The L train at rush hour displays similar behavior, which I had forgotten until this morning. For no apparent reason, I was wide awake at 6:30. After making coffee and watching The Daily Show for a bit, I headed to the train with every intention of making it to work by 8:45. I had two things going for me: I was leaving an hour earlier than usual, and I can combine the hat I recently bought with my hoodie and my shades to do a passable impression of popular image of a gang thug, so people get out of my way more quickly.

The Departure Paradox states that if you commute at the particular point on a subway line where the trains can no longer absorb the rush hour traffic, it does not matter what time you leave during the hour of the rush. In my particular case, the rush hour is between 8:15 and 9:15, and if I exit my apartment door during this time, I will arrive at a random time between 9:30 and 9:45 regardless of when I leave.

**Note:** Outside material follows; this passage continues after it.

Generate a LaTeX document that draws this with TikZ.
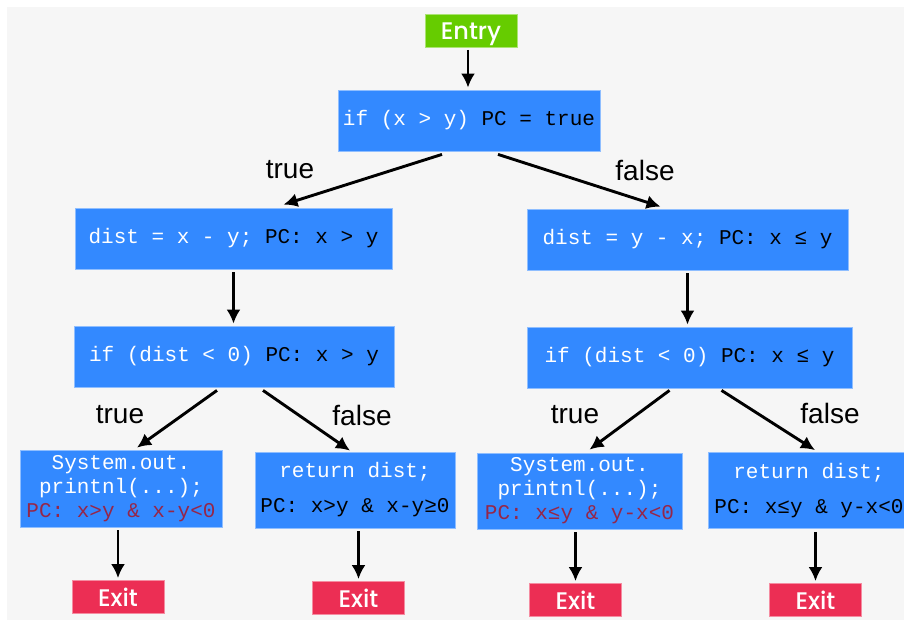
\documentclass[tikz,border=0pt]{standalone}
\usepackage{fontspec}
\usetikzlibrary{calc, positioning}
\usetikzlibrary{arrows.meta}

\newfontfamily\codefont{Liberation Mono}
\newfontfamily\lblfont{Liberation Sans}
\newfontfamily\termfont{Poppins}[UprightFont={* Medium}]

\definecolor{boxblue}{RGB}{51,137,255}
\definecolor{entrygreen}{RGB}{102,204,0}
\definecolor{exitred}{RGB}{236,46,84}
\definecolor{pcred}{RGB}{150,38,72}
\definecolor{bggray}{RGB}{246,246,246}

% path condition part of a box, printed in black
\newcommand{\pc}[1]{\textcolor{black}{#1}}

\begin{document}
\begin{tikzpicture}[x=1pt, y=-1pt, ->, >={Latex[length=14pt,width=14pt]}, line width=2.9pt,
    code/.style={fill=boxblue, draw=boxblue!55!white, line width=0.8pt, text=white,
        font=\codefont\fontsize{21}{24}\selectfont, align=center, inner sep=0pt, minimum height=61},
    term/.style={draw=#1!55!white, fill=#1, line width=0.8pt, text=white,
        font=\termfont\fontsize{24}{26}\selectfont, text depth=0pt,
        minimum width=92, minimum height=33, inner sep=0pt},
    lbl/.style={font=\lblfont\fontsize{28}{30}\selectfont, inner sep=0pt}]

    \useasboundingbox (0,0) rectangle (904,621);
    \fill[bggray, -] (7,7) rectangle (904,620);

    \node[term=entrygreen] (entry) at (471,31) {Entry};
    \node[code, minimum width=262] (cond) at (469,120.5) {if (x > y) \pc{PC = true}};

    % x > y branch
    \node[code, minimum width=317] (ldist) at (233.5,238.5) {dist = x - y; \pc{PC: x > y}};
    \node[code, minimum width=320] (lif) at (234,356.5) {if (dist < 0) \pc{PC: x > y}};
    \node[code, minimum width=202, minimum height=77] (lprint) at (121,488.5)
        {System.out.\\printnl(...);\\\textcolor{pcred}{PC: x>y \& x-y<0}};
    \node[code, minimum width=200, minimum height=76] (lret) at (355,490)
        {return dist;\\[11pt]\pc{PC: x>y \& x-y≥0}};

    % x <= y branch
    \node[code, minimum width=321] (rdist) at (687.5,239.5) {dist = y - x; \pc{PC: x ≤ y}};
    \node[code, minimum width=325] (rif) at (689.5,357.5) {if (dist < 0) \pc{PC: x ≤ y}};
    \node[code, minimum width=205, minimum height=76] (rprint) at (579.5,491)
        {System.out.\\printnl(...);\\\textcolor{pcred}{PC: x≤y \& y-x<0}};
    \node[code, minimum width=202, minimum height=76] (rret) at (809,490.5)
        {return dist;\\[11pt]\pc{PC: x≤y \& y-x<0}};

    \node[term=exitred] (exit1) at (118,597) {Exit};
    \node[term=exitred] (exit2) at (358.5,598) {Exit};
    \node[term=exitred] (exit3) at (575.5,600) {Exit};
    \node[term=exitred] (exit4) at (815.5,600) {Exit};

    \node[lbl] (t0) at (290,170) {true};
    \node[lbl] (f0) at (645,170) {false};
    \node[lbl] (t1) at (120,415) {true};
    \node[lbl] (f1) at (362,415) {false};
    \node[lbl] (t2) at (575,415) {true};
    \node[lbl] (f2) at (830,413) {false};

    \draw ($(entry.south)+(-3,2)$) -- ($(entry.south |- cond.north)+(-3,-2)$);
    \draw ($(cond.south)+(-27,3)$) -- ($(ldist.north)+(50,-3)$);
    \draw ($(cond.south)+(29,3)$) -- ($(rdist.north)+(-27,-2)$);

    \draw ($(ldist.south)+(0,3)$) -- ($(ldist.south |- lif.north)+(0,-2)$);
    \draw ($(lif.south)+(-17,3)$) -- ($(lprint.north)+(16,-2)$);
    \draw ($(lif.south)+(29,3)$) -- ($(lret.north)+(-5,-1)$);

    \draw ($(rdist.south)+(0,3)$) -- ($(rdist.south |- rif.north)+(0,-2)$);
    \draw ($(rif.south)+(-20,2)$) -- ($(rprint.north)+(10,-3)$);
    \draw ($(rif.south)+(32,2)$) -- ($(rret.north)+(6,-2)$);

    \draw ($(lprint.south -| exit1)+(0,3)$) -- ($(exit1.north)+(0,-2)$);
    \draw ($(lret.south -| exit2)+(0,3)$) -- ($(exit2.north)+(0,-2)$);
    \draw ($(rprint.south -| exit3)+(0,3)$) -- ($(exit3.north)+(0,-2)$);
    \draw ($(rret.south -| exit4)+(0,3)$) -- ($(exit4.north)+(0,-2)$);

\end{tikzpicture}
\end{document}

Once the traffic volume reaches critical density, problems start piling up. A train is no good to you if you can’t get on it, but frustrated commuters will try anyway, thus delaying the trains, thus creating more trains with too many people, etc. As the trains get fuller, probability demands that someone will have a medical emergency as often as not and pass out at a major station. Delays multiply and feedback and a twenty-minute train ride rapidly, so to speak, becomes an hour long. This process is already in full swing by 8:30, and slowly winds down, ending by 9:30, so the later during the rush hour you leave, the shorter your trip is likely to be.

Today, the L train made it to the river, then turned back due to a sick passenger three stations into Manhattan. I gave up and worked from home, on the grounds that if a 400 ton train couldn’t make it across the river, I wasn’t going to either.